An Idea for All Saints as retold by Rev. Rick Maeser
The idea for this particular celebration of All Saints Sunday was Phil Schroeder's, which he demonstrated at our Northwest District clergy retreat. You could use a different scripture, but I chose Job 1:13-22, 2:11-13. I spoke about what rending one's clothes meant, and how Job's friends joined him in this expression of grief. I noted that in the biblical account of their response, words were neither available nor necessary at that particular moment to communicate their empathy, or to offer comfort.
The cloth you use is your choice. I used white cloth (it was a new pillow case from the Dollar Store). I made about a 3 inch cut in the fabric every 3 inches or so along one edge of the piece of cloth. I made as many cuts as there were people to be remembered, plus one or two. This made the fabric easy to tear. The length was about 2 1/2 feet. I wanted to be able to tear a strip from the cloth in one motion with my arms almost fully extended. All of this is subject to personal preference and aesthetic sense. When I saw Phil do this at our district clergy retreat, he used a very large and thick piece of patterned fabric in earthtone colors which required two or three pulls for each strip. It was very effective. He had previously cut the fabric as I described, so that it could be torn easily and in even strips. You may want to practice with whatever material you choose to use.
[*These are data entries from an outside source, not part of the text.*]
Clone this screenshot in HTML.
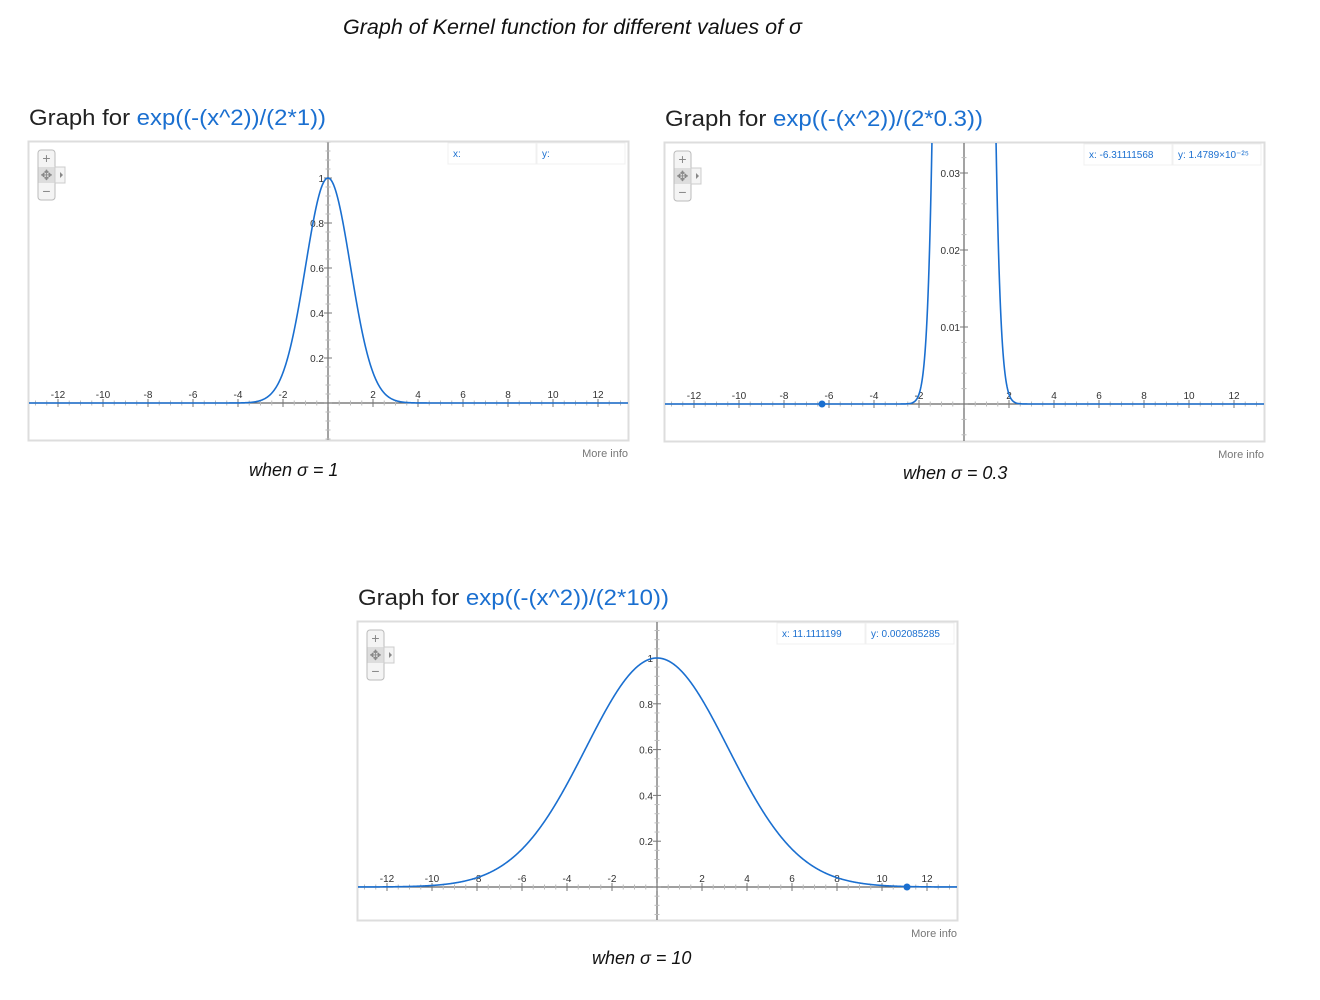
<!DOCTYPE html>
<html><head><meta charset="utf-8"><style>
html,body{margin:0;padding:0;background:#fff;width:1320px;height:1000px;overflow:hidden}
svg{display:block}
</style></head><body>
<svg id="s" width="1320" height="1000" xmlns="http://www.w3.org/2000/svg" font-family="Liberation Sans, Arial, sans-serif">
<text x="343" y="34" font-size="21" font-style="italic" fill="#111" textLength="459" lengthAdjust="spacingAndGlyphs">Graph of Kernel function for different values of σ</text>

<text x="29" y="125" font-size="22" fill="#222" textLength="297" lengthAdjust="spacingAndGlyphs">Graph for <tspan fill="#1a6fd0">exp((-(x^2))/(2*1))</tspan></text>
<text x="665" y="126" font-size="22" fill="#222" textLength="318" lengthAdjust="spacingAndGlyphs">Graph for <tspan fill="#1a6fd0">exp((-(x^2))/(2*0.3))</tspan></text>
<text x="358" y="605" font-size="22" fill="#222" textLength="311" lengthAdjust="spacingAndGlyphs">Graph for <tspan fill="#1a6fd0">exp((-(x^2))/(2*10))</tspan></text>

<text x="249" y="476" font-size="18" font-style="italic" fill="#111">when σ = 1</text>
<text x="903" y="479" font-size="18" font-style="italic" fill="#111">when σ = 0.3</text>
<text x="592" y="964" font-size="18" font-style="italic" fill="#111">when σ = 10</text>

<text x="628" y="457" font-size="11" fill="#777" text-anchor="end">More info</text>
<text x="1264" y="458" font-size="11" fill="#777" text-anchor="end">More info</text>
<text x="957" y="937" font-size="11" fill="#777" text-anchor="end">More info</text>
<g id="g"></g>
</svg>
<script>
var NS="http://www.w3.org/2000/svg",G=document.getElementById('g'),h='';
function graph(bx,by,ox,oy,ys,yt,ylab,f,xl,yl,dot){
 var W=600,H=299,sx=22.5;
 h+='<rect x="'+(bx+0.5)+'" y="'+(by+0.5)+'" width="'+W+'" height="'+H+'" fill="#fff" stroke="#ddd" stroke-width="2"/>';
 h+='<clipPath id="c'+bx+'"><rect x="'+(bx+1)+'" y="'+(by+1)+'" width="'+(W-1)+'" height="'+(H-1)+'"/></clipPath>';
 h+='<g clip-path="url(#c'+bx+')">';
 // axes
 h+='<line x1="'+bx+'" y1="'+oy+'" x2="'+(bx+W)+'" y2="'+oy+'" stroke="#666" stroke-width="1.2"/>';
 h+='<line x1="'+ox+'" y1="'+by+'" x2="'+ox+'" y2="'+(by+H)+'" stroke="#666" stroke-width="1.2"/>';
 for(var k=-30;k<=30;k++){var x=ox+k*sx/2;if(x<bx||x>bx+W)continue;var maj=k%4==0;
  h+='<line x1="'+x+'" y1="'+(oy-(maj?4:2.5))+'" x2="'+x+'" y2="'+(oy+(maj?4:2.5))+'" stroke="'+(maj?'#777':'#bbb')+'"/>';
  if(maj&&k!=0)h+='<text x="'+x+'" y="'+(oy-5)+'" font-size="10" fill="#333" text-anchor="middle">'+(k/2)+'</text>';}
 for(var k=-20;k<=40;k++){var y=oy-k*yt/5;if(y<by||y>by+H)continue;var maj=k%5==0;
  h+='<line x1="'+(ox-(maj?4:2.5))+'" y1="'+y+'" x2="'+(ox+(maj?4:2.5))+'" y2="'+y+'" stroke="'+(maj?'#777':'#bbb')+'"/>';
  if(maj&&k!=0&&ylab[k/5-1])h+='<text x="'+(ox-4)+'" y="'+(y+4)+'" font-size="10" fill="#333" text-anchor="end">'+ylab[k/5-1]+'</text>';}
 var d='';for(var px=bx;px<=bx+W;px+=0.5){var xv=(px-ox)/sx;var yv=oy-f(xv)*ys;if(yv<by-50)yv=by-50;d+=(d?'L':'M')+px.toFixed(1)+' '+yv.toFixed(2);}
 h+='<path d="'+d+'" fill="none" stroke="#1a6fd0" stroke-width="1.6"/>';
 if(dot)h+='<circle cx="'+dot+'" cy="'+oy+'" r="3.5" fill="#1a6fd0"/>';
 h+='</g>';
 // zoom controls
 var zx=bx+10,zy=by+9;
 h+='<rect x="'+zx+'" y="'+zy+'" width="17" height="50" rx="3" fill="#f4f4f4" stroke="#bbb"/>';
 h+='<rect x="'+(zx+17)+'" y="'+(zy+17)+'" width="10" height="16" fill="#f4f4f4" stroke="#ccc"/>';
 h+='<path d="M'+(zx+30)+' '+(zy+22)+'l3 3l-3 3z" fill="#888" transform="translate(-8,0)"/>';
 h+='<rect x="'+(zx+0.5)+'" y="'+(zy+17)+'" width="16" height="16" fill="#ddd"/>';
 h+='<text x="'+(zx+8.5)+'" y="'+(zy+13)+'" font-size="14" fill="#888" text-anchor="middle">+</text>';
 h+='<text x="'+(zx+8.5)+'" y="'+(zy+30)+'" font-size="14" fill="#888" text-anchor="middle">✥</text>';
 h+='<text x="'+(zx+8.5)+'" y="'+(zy+46)+'" font-size="14" fill="#888" text-anchor="middle">−</text>';
 // readout
 var rx=bx+W-180;
 h+='<rect x="'+rx+'" y="'+(by+2)+'" width="88" height="21" fill="#fff" stroke="#f0f0f0"/>';
 h+='<rect x="'+(rx+89)+'" y="'+(by+2)+'" width="88" height="21" fill="#fff" stroke="#f0f0f0"/>';
 h+='<text x="'+(rx+5)+'" y="'+(by+16)+'" font-size="10" fill="#1a6fd0">'+xl+'</text>';
 h+='<text x="'+(rx+94)+'" y="'+(by+16)+'" font-size="10" fill="#1a6fd0">'+yl+'</text>';
}
graph(28,141,328,403,225,45,['0.2','0.4','0.6','0.8','1'],function(x){return Math.exp(-x*x/2)},'x:','y:',0);
graph(664,142,964,404,7700,77,['0.01','0.02','0.03','',''],function(x){return Math.exp(-x*x/0.6)},'x: -6.31111568','y: 1.4789×10⁻²⁵',822);
graph(357,621,657,887,229,45.8,['0.2','0.4','0.6','0.8','1'],function(x){return Math.exp(-x*x/20)},'x: 11.1111199','y: 0.002085285',907);
G.innerHTML=h;
</script>
</body></html>
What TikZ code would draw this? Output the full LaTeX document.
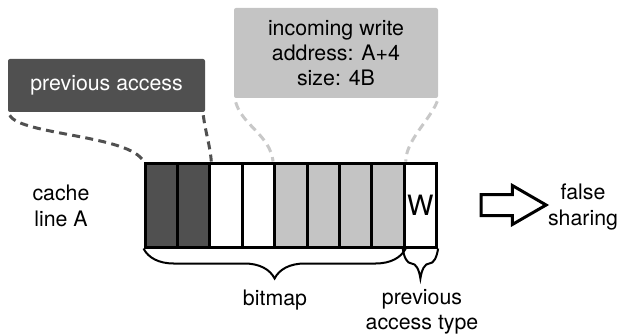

We didn't ring the handbell or light special candles for this service. I called each name, tore a strip from the cloth, and draped it over the front edge of the altar (not the chancel rail) so that each strip could be seen by the congregation. I had cloth left over (with a few extra cuts along the edge in case more strips were needed) which I folded and placed on top of the altar when I finished. I didn't ask the families to stand for their loved ones. If you do, you may want to be sure they are all standing before you begin to tear the cloth, so they can all see and hear this being done and receive the maximum benefit from this powerful gesture. One family later told me they experienced closure during this service which they had not experienced at the time of their loved ones' funeral, and they were grateful. (In Phil's seminar setting, we were given the opportunity to tear off our own strip of cloth, if we wished. I didn't offer this option to the families in our worship setting.)